Kamis, 04 April 2019

tempe 1000 dan buavita

tempe 1000 dan buavita


sore itu maskam ramai. pradugaku, dia disana. diantara lantunan yang kudengar.
semakin merasa hina, seperti biasa.

detik itu, aku tahu. aku sudah menyakiti satu ahti. dan entah itu akan membekas sedalam apa.
detik itu, aku cemburu. sangat. pada hidayah yang orang lain dapatkan.
detik itu, rasanya aku cangkang indah yang rapuh.

aku pulang, dengan tidak sadar terus berada dalam pikiran tentangnya.
dan sama sekali tidak menduga akan bertemu dengannya.

kesempatan itu memang ada, dan bisa diambil.
tapi bisa juga ditolak.
dan setan bekerja disini.

setelah mengambil sepeda, keluar gang menuju persimpangan jalan. di warung sembako itu seseorang berdiri, dengan gelang khas yang membuatku mengenalinya.

jangan tanya otakku, dia sedang menyingkronkan.
jangan tanya hatiku, dia pasti berkata iya.
tanya imanku ? malu sangat.

dan secepat itu, aku memberhentikan diri. membiarkan seolah2 ini sebuah ketidaksengajaan. aku mengambil kesempatan itu.

hanya 80% memang pradugaku, tapi aku memberhentikan sepeda di warung makan sebelahnya dan turun, mendekat ke meja saji, berbicara pada penjual setelah merogoh saku yang hanya ada uang 1000 rupiah.

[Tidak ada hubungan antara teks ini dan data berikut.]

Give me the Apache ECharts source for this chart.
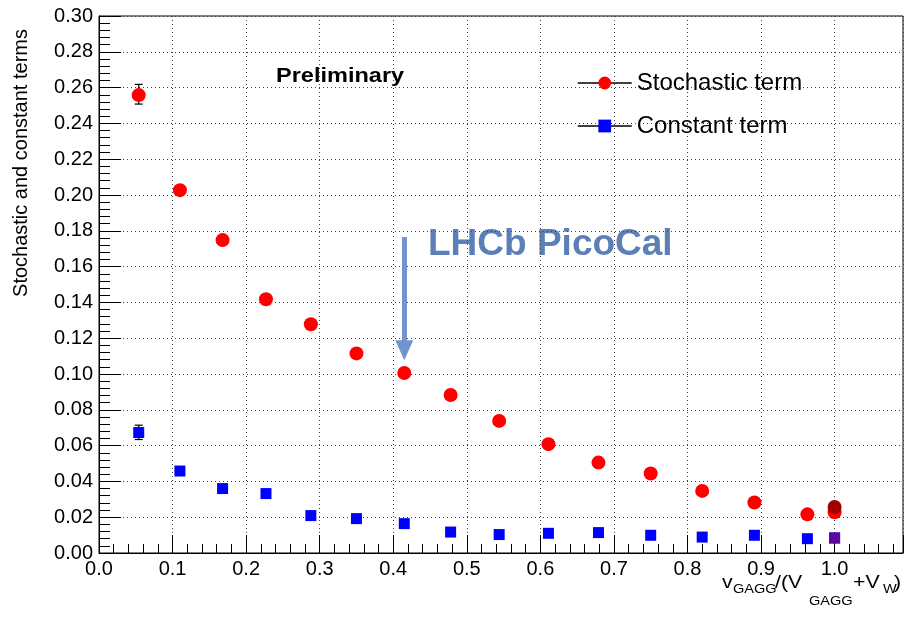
<!DOCTYPE html>
<html><head><meta charset="utf-8">
<script src="https://cdn.jsdelivr.net/npm/echarts@6/dist/echarts.min.js"></script>
<style>html,body{margin:0;padding:0;background:#fff}#c{width:910px;height:620px}</style>
</head><body><div id="c"></div>
<script>
// ---- data ----
const xValues = [0.054, 0.110, 0.168, 0.227, 0.288, 0.350, 0.415, 0.478, 0.544, 0.611, 0.679, 0.750, 0.820, 0.891, 0.963, 1.000];
const stochastic = [0.2558, 0.2027, 0.1748, 0.1418, 0.1278, 0.1115, 0.1006, 0.0883, 0.0738, 0.0608, 0.0505, 0.0444, 0.0347, 0.0282, 0.0216, 0.0228];
const constant = [0.0673, 0.0458, 0.0360, 0.0332, 0.0209, 0.0192, 0.0164, 0.0117, 0.0103, 0.0110, 0.0114, 0.0099, 0.0089, 0.0099, 0.0080, 0.0084];
const stochErrors = [[0.054, 0.2508, 0.2618]];
const constErrors = [[0.054, 0.0634, 0.0714]];
const extraStoch = [[1.0, 0.0257]];
const extraConst = [[1.0, 0.0084]];
const arrowFrom = [0.415, 0.1765];
const arrowTo = [0.415, 0.1133];
const seriesNames = ['Stochastic term', 'Constant term'];
const xTicks = [0.0, 0.1, 0.2, 0.3, 0.4, 0.5, 0.6, 0.7, 0.8, 0.9, 1.0];

const FONT = '"Liberation Sans", Arial, Helvetica, sans-serif';
const chart = echarts.init(document.getElementById('c'), null, {renderer: 'canvas'});

function errRender(params, api) {
  const x = api.value(0), lo = api.value(1), hi = api.value(2);
  const p1 = api.coord([x, lo]), p2 = api.coord([x, hi]);
  const cap = 4;
  const st = {stroke: '#000', lineWidth: 1.2};
  return {type: 'group', children: [
    {type: 'line', shape: {x1: p1[0], y1: p1[1], x2: p2[0], y2: p2[1]}, style: st},
    {type: 'line', shape: {x1: p1[0]-cap, y1: p1[1], x2: p1[0]+cap, y2: p1[1]}, style: st},
    {type: 'line', shape: {x1: p2[0]-cap, y1: p2[1], x2: p2[0]+cap, y2: p2[1]}, style: st}
  ]};
}

const gridLine = {show: true, lineStyle: {color: '#444', type: [1, 3], width: 1}};
const SX = 1.12;
function titlePiece(text, x, y, size) {
  return {type: 'text', x: x, y: y, scaleX: SX, silent: true,
    style: {text: text, fontSize: size, fontFamily: FONT, fill: '#000', verticalAlign: 'bottom'}};
}

const option = {
  animation: false,
  backgroundColor: '#fff',
  textStyle: {fontFamily: FONT},
  grid: {left: 99, right: 7, top: 16, bottom: 67, show: true, borderColor: '#000', borderWidth: 1, backgroundColor: 'transparent'},
  xAxis: {
    type: 'value', min: 0, max: 1.093, interval: 0.1,
    axisLine: {show: true, lineStyle: {color: '#000', width: 1}},
    axisTick: {show: true, inside: true, length: 18, lineStyle: {color: '#000'}},
    minorTick: {show: true, splitNumber: 5, length: 9, lineStyle: {color: '#000'}},
    splitLine: gridLine,
    axisLabel: {fontSize: 20, color: '#000', margin: 6, fontFamily: FONT, showMaxLabel: false,
      formatter: function (v) {
        for (const t of xTicks) { if (Math.abs(v - t) < 1e-6) return t.toFixed(1); }
        return '';
      }}
  },
  yAxis: {
    type: 'value', min: 0, max: 0.30, interval: 0.02,
    axisLine: {show: true, lineStyle: {color: '#000', width: 1}},
    axisTick: {show: true, inside: true, length: 22, lineStyle: {color: '#000'}},
    minorTick: {show: true, splitNumber: 5, length: 11, lineStyle: {color: '#000'}},
    splitLine: gridLine,
    axisLabel: {fontSize: 20, color: '#000', margin: 6, fontFamily: FONT, formatter: v => v.toFixed(2)}
  },
  legend: {
    data: seriesNames, orient: 'vertical', left: 572, top: 66,
    itemWidth: 54, itemHeight: 16, itemGap: 19, selectedMode: false,
    textStyle: {fontSize: 24, color: '#000', lineHeight: 24, fontFamily: FONT},
    lineStyle: {color: '#000', width: 1.5, opacity: 1, type: 'solid'}
  },
  series: [
    {type: 'custom', renderItem: errRender, data: stochErrors, z: 1, silent: true},
    {type: 'custom', renderItem: errRender, data: constErrors, z: 1, silent: true},
    {
      name: seriesNames[0], type: 'line', symbol: 'circle', symbolSize: 14, z: 3,
      itemStyle: {color: '#ff0000'}, lineStyle: {width: 0, color: '#ff0000'},
      emphasis: {disabled: true},
      data: xValues.map((x, i) => [x, stochastic[i]]),
      markLine: {
        silent: true, symbol: ['none', 'triangle'], symbolSize: [18, 20],
        lineStyle: {color: '#7094cf', width: 5, type: 'solid'},
        label: {show: false}, emphasis: {disabled: true},
        data: [[{coord: arrowFrom}, {coord: arrowTo}]]
      }
    },
    {
      name: seriesNames[1], type: 'line', symbol: 'rect', symbolSize: 11, z: 3,
      itemStyle: {color: '#0000ff'}, lineStyle: {width: 0, color: '#0000ff'},
      emphasis: {disabled: true},
      data: xValues.map((x, i) => [x, constant[i]])
    },
    {type: 'scatter', symbol: 'circle', symbolSize: 14, z: 4, itemStyle: {color: '#a00000', opacity: 1}, data: extraStoch, silent: true},
    {type: 'scatter', symbol: 'rect', symbolSize: 11, z: 4, itemStyle: {color: '#5a0aa0', opacity: 1}, data: extraConst, silent: true}
  ],
  graphic: [
    {type: 'text', x: 21, y: 163, rotation: Math.PI / 2, silent: true,
      style: {text: 'Stochastic and constant terms', fontSize: 20, fontFamily: FONT, fill: '#000', align: 'center', verticalAlign: 'middle'}},
    {type: 'text', x: 276, y: 76, scaleX: 1.12, silent: true,
      style: {text: 'Preliminary', fontSize: 21, fontWeight: 'bold', fontFamily: FONT, fill: '#000', align: 'left', verticalAlign: 'middle'}},
    {type: 'text', x: 428, y: 245, silent: true,
      style: {text: 'LHCb PicoCal', fontSize: 37, fontWeight: 'bold', fontFamily: FONT, fill: '#5b7fb6', align: 'left', verticalAlign: 'middle'}},
    titlePiece('v', 722, 592, 19),
    titlePiece('GAGG', 733, 596, 13),
    titlePiece('/(V', 775, 592, 19),
    titlePiece('GAGG', 809, 608, 13),
    titlePiece('+V', 853, 592, 19),
    titlePiece('W', 883, 596, 13),
    titlePiece(')', 894, 592, 19)
  ]
};
chart.setOption(option);
</script>
</body></html>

aku menyadari dia melihatku, karena aku memang berencana menunduk. dan betapa malunya ketika hanya ada 1000 di sakuku ._. masa iya aku balik badan lalu pinjam uang ? jelas2 aku pura2 tidak tahu itu dia.

akhirnya, uang 1000 ditukar tempe.
berbalik badan dan aku sempat berpikir akan mengatakan apa.

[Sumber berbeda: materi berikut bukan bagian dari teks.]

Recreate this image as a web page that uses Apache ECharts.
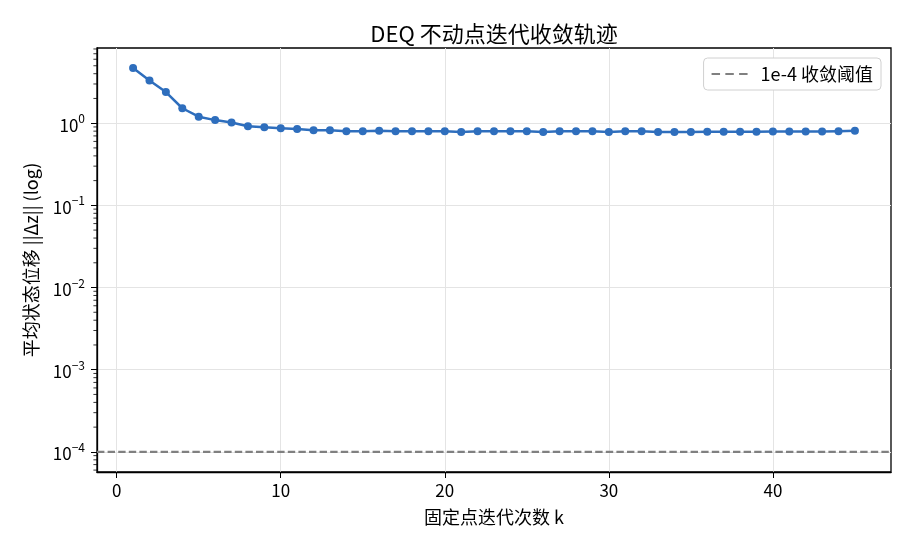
<!DOCTYPE html>
<html lang="zh">
<head>
<meta charset="UTF-8">
<title>DEQ 不动点迭代收敛轨迹</title>
<script src="https://cdn.jsdelivr.net/npm/echarts@6/dist/echarts.min.js"></script>
<style>
  html, body { margin: 0; padding: 0; background: #fff; }
  #main { width: 910px; height: 546px; }
</style>
</head>
<body>
<div id="main"></div>
<script>
// 迭代次数
var iters = [1, 2, 3, 4, 5, 6, 7, 8, 9, 10, 11, 12, 13, 14, 15, 16, 17, 18, 19, 20,
  21, 22, 23, 24, 25, 26, 27, 28, 29, 30, 31, 32, 33, 34, 35, 36, 37, 38, 39, 40,
  41, 42, 43, 44, 45];
// 平均状态位移 ||Δz||
var deltas = [4.69, 3.31, 2.39, 1.52, 1.20, 1.09, 1.02, 0.92, 0.89, 0.87,
  0.85, 0.82, 0.82, 0.80, 0.80, 0.81, 0.80, 0.80, 0.80, 0.80,
  0.78, 0.80, 0.80, 0.80, 0.80, 0.78, 0.80, 0.80, 0.80, 0.78,
  0.80, 0.80, 0.78, 0.78, 0.78, 0.785, 0.785, 0.785, 0.785, 0.79,
  0.79, 0.79, 0.79, 0.80, 0.81];
var threshold = 1e-4;
var thresholdName = '1e-4 收敛阈值';

var font = '"Noto Sans CJK SC", "Noto Sans", sans-serif';
var lineColor = '#2e6ebd';
var dash = [7.4, 3.2];

var xMin = -1.2, xMax = 47.2;
var yMin = Math.pow(10, -4.245), yMax = Math.pow(10, 0.915);

var points = iters.map(function (k, i) { return [k, deltas[i]]; });
// 阈值水平线：横跨整个 x 轴范围
var thresholdLine = [[xMin, threshold], [xMax, threshold]];

var myChart = echarts.init(document.getElementById('main'));

var option = {
  animation: false,
  textStyle: { fontFamily: font },
  title: {
    text: 'DEQ 不动点迭代收敛轨迹',
    left: 489, top: 18, textAlign: 'center',
    textStyle: { fontSize: 22, fontWeight: 'normal', color: '#000', fontFamily: font }
  },
  legend: {
    data: [{
      name: thresholdName,
      icon: 'path://M0,0h8v2h-8z M13,0h8v2h-8z M26,0h8v2h-8z',
      itemStyle: { color: '#808080', opacity: 1 }
    }],
    right: 29, top: 58,
    padding: [6, 8, 6, 8],
    itemWidth: 36, itemHeight: 2.4,
    borderColor: '#d0d0d0', borderWidth: 1, borderRadius: 4,
    backgroundColor: '#fff',
    textStyle: { fontSize: 18, lineHeight: 20, color: '#000', fontFamily: font, padding: [0, 0, 0, 8] }
  },
  grid: {
    left: 97, right: 19, top: 48, bottom: 74,
    show: true, borderColor: '#000', borderWidth: 1.3
  },
  xAxis: {
    type: 'value',
    min: xMin, max: xMax,
    name: '固定点迭代次数 k',
    nameLocation: 'middle', nameGap: 36,
    nameTextStyle: { fontSize: 18, color: '#000', fontFamily: font },
    axisLine: { show: true, onZero: false, lineStyle: { color: '#000', width: 1.3 } },
    axisTick: { show: true, length: 6, lineStyle: { color: '#000' } },
    axisLabel: { fontSize: 17, color: '#000', margin: 10, showMinLabel: false, showMaxLabel: false },
    splitLine: { show: true, showMinLine: false, showMaxLine: false, lineStyle: { color: '#e4e4e4' } }
  },
  yAxis: {
    type: 'log', logBase: 10,
    min: yMin, max: yMax,
    name: '平均状态位移 ||Δz|| (log)',
    nameLocation: 'middle', nameGap: 57,
    nameTextStyle: { fontSize: 18, color: '#000', fontFamily: font },
    axisLine: { show: true, onZero: false, lineStyle: { color: '#000', width: 1.3 } },
    axisTick: { show: true, length: 6, lineStyle: { color: '#000' } },
    axisLabel: {
      color: '#000', margin: 12, showMinLabel: false, showMaxLabel: false,
      formatter: function (v) {
        var e = Math.round(Math.log10(v));
        return '{b|10}{s|' + (e < 0 ? '\u2212' + (-e) : e) + '}';
      },
      rich: {
        b: { fontSize: 17, color: '#000', verticalAlign: 'bottom', fontFamily: font },
        s: { fontSize: 12, color: '#000', verticalAlign: 'bottom', padding: [0, 0, 9, 0], fontFamily: font }
      }
    },
    splitLine: { show: true, showMinLine: false, showMaxLine: false, lineStyle: { color: '#e4e4e4' } }
  },
  series: [
    {
      name: '平均状态位移',
      type: 'line',
      data: points,
      symbol: 'circle', symbolSize: 8,
      itemStyle: { color: lineColor },
      lineStyle: { color: lineColor, width: 2.5 },
      z: 3
    },
    {
      name: thresholdName,
      type: 'line',
      data: thresholdLine,
      symbol: 'none',
      silent: true,
      itemStyle: { color: '#808080' },
      lineStyle: { color: '#808080', width: 2.2, type: dash },
      z: 2
    }
  ]
};

myChart.setOption(option);

// 对数轴次刻度 (2..9 × 10^n)，位置由坐标轴换算
function drawMinorTicks() {
  var els = [];
  var x0 = myChart.convertToPixel({ xAxisIndex: 0 }, xMin);
  var yTop = myChart.convertToPixel({ yAxisIndex: 0 }, yMax);
  var yBot = myChart.convertToPixel({ yAxisIndex: 0 }, yMin);
  for (var n = -5; n <= 0; n++) {
    for (var m = 2; m <= 9; m++) {
      var v = m * Math.pow(10, n);
      var py = myChart.convertToPixel({ yAxisIndex: 0 }, v);
      if (py < yTop || py > yBot) continue;
      els.push({
        type: 'line', silent: true,
        shape: { x1: x0 - 3.6, y1: py, x2: x0, y2: py },
        style: { stroke: '#000', lineWidth: 0.8 }
      });
    }
  }
  myChart.setOption({ graphic: els });
}
drawMinorTicks();
</script>
</body>
</html>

kau tau bagaimana tampangnya saat itu ?
terheran heran sebenarnya aku.

seakan dia sengaja menunggu disana, diatas motornya, meminum buavita yang ia beli. terseyum kedepan. dan ketika aku datang, dia menengokkan kepalanya, masih dengan senyum yang sebelumnya dia siapkan.

aku ? ihh, apaan sih ini anak.
pertahananku cukup kuat. aku bisa mengendalikan diri dihadapannya. aku tidak kalah dengan senyum itu. aku tidak skakmat !

sepersekian detik hanya saling melihat, lalu aku melepas pandangan sambil menyapanya.
"oy, ... ko baru pulang" yang sepertinya dia tidak dengar karena aku pakai masker.

lalu dia bertanya,
"dimana sih kosnya ? di dama ?"

"engga" kubilang, bersamaan dengan dia yang memastikan ulang "ha?"

"enggaa, aku belok kiri"

...

naik sepeda, dan siap siap jalan.
"duluan ya, assalamualaikum"
tidak memastikan apakah terjawab atau tidak.

cukup.

pertama, dia berarti melihatku naik sepeda.